- _MATERIAL_
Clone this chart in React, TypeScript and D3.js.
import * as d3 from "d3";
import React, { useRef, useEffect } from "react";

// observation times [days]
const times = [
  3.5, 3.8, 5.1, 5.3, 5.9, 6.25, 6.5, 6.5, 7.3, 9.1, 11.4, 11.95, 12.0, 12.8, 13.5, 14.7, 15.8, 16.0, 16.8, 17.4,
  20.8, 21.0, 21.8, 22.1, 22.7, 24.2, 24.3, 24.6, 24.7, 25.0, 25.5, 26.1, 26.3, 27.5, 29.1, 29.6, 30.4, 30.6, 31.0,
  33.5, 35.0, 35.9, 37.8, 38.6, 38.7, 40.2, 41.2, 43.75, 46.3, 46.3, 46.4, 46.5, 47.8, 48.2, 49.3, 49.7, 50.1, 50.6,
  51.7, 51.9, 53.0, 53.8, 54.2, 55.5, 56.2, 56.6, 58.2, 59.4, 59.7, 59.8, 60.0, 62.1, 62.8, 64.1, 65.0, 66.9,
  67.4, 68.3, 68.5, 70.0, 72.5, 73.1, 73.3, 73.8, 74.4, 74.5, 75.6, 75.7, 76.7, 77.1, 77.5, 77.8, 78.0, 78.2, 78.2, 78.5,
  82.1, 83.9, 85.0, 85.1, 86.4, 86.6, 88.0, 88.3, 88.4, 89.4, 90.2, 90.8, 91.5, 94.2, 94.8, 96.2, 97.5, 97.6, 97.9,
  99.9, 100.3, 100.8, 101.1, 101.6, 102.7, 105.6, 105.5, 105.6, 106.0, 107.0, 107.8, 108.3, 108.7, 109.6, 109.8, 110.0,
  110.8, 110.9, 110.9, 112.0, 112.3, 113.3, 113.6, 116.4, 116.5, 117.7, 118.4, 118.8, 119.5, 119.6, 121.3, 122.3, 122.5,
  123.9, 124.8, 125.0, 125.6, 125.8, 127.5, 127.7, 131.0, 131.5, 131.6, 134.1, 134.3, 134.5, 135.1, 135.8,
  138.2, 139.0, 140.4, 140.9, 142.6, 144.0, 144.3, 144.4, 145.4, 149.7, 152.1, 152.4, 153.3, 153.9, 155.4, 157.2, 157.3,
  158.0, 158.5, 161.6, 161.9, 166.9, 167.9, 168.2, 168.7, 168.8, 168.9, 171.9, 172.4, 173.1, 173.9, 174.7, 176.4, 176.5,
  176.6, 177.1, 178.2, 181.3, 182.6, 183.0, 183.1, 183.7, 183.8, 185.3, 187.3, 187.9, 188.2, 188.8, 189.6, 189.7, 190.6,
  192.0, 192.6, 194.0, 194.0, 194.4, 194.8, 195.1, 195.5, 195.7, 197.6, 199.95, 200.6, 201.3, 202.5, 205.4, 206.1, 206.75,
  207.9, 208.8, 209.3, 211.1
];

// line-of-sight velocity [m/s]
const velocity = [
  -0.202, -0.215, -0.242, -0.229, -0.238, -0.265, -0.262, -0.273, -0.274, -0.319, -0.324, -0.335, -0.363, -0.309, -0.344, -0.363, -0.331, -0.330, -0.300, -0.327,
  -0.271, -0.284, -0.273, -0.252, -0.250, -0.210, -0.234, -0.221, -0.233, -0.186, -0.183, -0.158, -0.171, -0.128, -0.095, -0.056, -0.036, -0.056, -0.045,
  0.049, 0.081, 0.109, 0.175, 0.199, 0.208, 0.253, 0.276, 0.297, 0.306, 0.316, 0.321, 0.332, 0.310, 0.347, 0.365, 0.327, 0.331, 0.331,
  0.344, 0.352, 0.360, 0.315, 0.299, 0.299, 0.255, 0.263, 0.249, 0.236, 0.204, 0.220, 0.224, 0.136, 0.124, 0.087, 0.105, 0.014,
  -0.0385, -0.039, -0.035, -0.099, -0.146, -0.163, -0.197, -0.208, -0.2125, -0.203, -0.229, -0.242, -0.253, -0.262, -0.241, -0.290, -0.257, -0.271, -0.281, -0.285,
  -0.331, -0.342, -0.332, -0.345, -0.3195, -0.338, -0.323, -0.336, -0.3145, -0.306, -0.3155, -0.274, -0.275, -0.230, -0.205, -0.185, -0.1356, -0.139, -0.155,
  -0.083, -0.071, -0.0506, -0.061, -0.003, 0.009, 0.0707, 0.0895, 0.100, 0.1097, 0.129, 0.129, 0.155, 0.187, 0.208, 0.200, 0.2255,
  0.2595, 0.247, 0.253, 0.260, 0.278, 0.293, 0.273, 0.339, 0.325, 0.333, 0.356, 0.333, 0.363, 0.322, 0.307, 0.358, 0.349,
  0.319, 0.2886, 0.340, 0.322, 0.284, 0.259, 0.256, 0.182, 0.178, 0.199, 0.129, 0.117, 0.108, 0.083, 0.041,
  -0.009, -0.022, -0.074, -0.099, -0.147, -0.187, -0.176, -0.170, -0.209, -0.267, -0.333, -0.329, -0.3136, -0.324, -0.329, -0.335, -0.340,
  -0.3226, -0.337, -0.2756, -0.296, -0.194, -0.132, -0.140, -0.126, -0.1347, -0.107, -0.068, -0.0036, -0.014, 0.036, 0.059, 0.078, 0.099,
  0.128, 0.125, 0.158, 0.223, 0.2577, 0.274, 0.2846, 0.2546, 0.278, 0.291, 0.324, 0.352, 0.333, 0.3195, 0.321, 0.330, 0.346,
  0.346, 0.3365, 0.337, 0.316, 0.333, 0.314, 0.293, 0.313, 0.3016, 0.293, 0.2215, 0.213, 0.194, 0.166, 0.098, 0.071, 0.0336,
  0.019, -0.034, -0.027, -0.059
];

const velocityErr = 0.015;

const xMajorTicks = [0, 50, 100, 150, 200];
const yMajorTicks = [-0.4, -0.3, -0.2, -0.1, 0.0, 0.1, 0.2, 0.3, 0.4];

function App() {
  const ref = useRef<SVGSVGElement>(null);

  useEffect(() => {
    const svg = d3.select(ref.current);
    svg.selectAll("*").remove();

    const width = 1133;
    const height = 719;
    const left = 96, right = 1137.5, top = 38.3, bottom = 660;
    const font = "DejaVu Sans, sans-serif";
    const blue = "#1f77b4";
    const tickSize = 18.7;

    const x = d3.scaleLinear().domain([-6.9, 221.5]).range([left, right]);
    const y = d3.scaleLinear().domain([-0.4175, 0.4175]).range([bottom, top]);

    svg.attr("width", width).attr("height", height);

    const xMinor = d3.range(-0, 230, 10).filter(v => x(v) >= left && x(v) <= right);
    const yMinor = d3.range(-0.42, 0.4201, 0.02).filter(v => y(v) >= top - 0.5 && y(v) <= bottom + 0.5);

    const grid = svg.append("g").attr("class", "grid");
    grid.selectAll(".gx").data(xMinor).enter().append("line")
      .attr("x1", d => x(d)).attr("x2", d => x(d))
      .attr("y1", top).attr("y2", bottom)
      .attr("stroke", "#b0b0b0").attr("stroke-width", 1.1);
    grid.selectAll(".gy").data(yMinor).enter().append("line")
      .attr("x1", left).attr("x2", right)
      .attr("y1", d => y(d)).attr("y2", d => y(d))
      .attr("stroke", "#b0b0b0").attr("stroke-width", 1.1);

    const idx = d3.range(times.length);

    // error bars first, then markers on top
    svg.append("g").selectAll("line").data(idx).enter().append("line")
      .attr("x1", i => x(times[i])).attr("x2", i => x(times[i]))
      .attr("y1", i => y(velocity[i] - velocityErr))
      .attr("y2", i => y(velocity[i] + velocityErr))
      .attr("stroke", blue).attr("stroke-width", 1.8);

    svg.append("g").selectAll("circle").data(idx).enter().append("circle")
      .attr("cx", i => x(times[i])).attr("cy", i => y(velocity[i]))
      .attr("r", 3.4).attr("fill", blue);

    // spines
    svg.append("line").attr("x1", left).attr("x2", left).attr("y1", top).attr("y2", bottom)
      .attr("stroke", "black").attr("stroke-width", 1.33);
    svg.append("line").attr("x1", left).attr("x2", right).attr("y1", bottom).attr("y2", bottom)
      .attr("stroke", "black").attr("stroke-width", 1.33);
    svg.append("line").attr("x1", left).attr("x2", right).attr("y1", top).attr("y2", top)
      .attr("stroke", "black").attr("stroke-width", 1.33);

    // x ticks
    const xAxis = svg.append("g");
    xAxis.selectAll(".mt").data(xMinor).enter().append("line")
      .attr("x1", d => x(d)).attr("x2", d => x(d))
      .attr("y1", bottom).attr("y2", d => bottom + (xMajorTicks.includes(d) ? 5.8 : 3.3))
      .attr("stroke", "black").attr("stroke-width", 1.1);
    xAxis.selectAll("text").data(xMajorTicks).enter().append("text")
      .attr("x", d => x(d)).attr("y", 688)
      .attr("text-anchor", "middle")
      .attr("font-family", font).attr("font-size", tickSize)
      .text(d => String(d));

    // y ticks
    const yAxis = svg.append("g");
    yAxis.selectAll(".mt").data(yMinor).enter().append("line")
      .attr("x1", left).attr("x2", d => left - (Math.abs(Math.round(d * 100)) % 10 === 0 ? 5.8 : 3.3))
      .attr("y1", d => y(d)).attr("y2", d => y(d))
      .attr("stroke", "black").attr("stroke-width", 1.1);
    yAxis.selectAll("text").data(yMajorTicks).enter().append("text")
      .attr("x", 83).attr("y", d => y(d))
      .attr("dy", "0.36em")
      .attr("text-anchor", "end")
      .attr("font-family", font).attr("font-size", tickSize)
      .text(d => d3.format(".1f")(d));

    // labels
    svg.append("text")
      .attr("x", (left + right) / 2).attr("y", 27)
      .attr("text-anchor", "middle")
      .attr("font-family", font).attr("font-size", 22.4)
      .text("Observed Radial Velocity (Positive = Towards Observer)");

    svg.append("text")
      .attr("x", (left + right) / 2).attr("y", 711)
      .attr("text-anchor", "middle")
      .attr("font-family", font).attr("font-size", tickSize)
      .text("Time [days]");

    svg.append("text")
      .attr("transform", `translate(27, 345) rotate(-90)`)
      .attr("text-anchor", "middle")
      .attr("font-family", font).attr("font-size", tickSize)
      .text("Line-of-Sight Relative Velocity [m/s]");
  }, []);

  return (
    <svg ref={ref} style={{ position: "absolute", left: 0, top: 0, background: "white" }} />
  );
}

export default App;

- _DIRECTIONS_
For each line above that contains the word "React", copy that line.

- _EXERCISE ANSWER_
Clone this chart in React, TypeScript and D3.js.
import React, { useRef, useEffect } from "react";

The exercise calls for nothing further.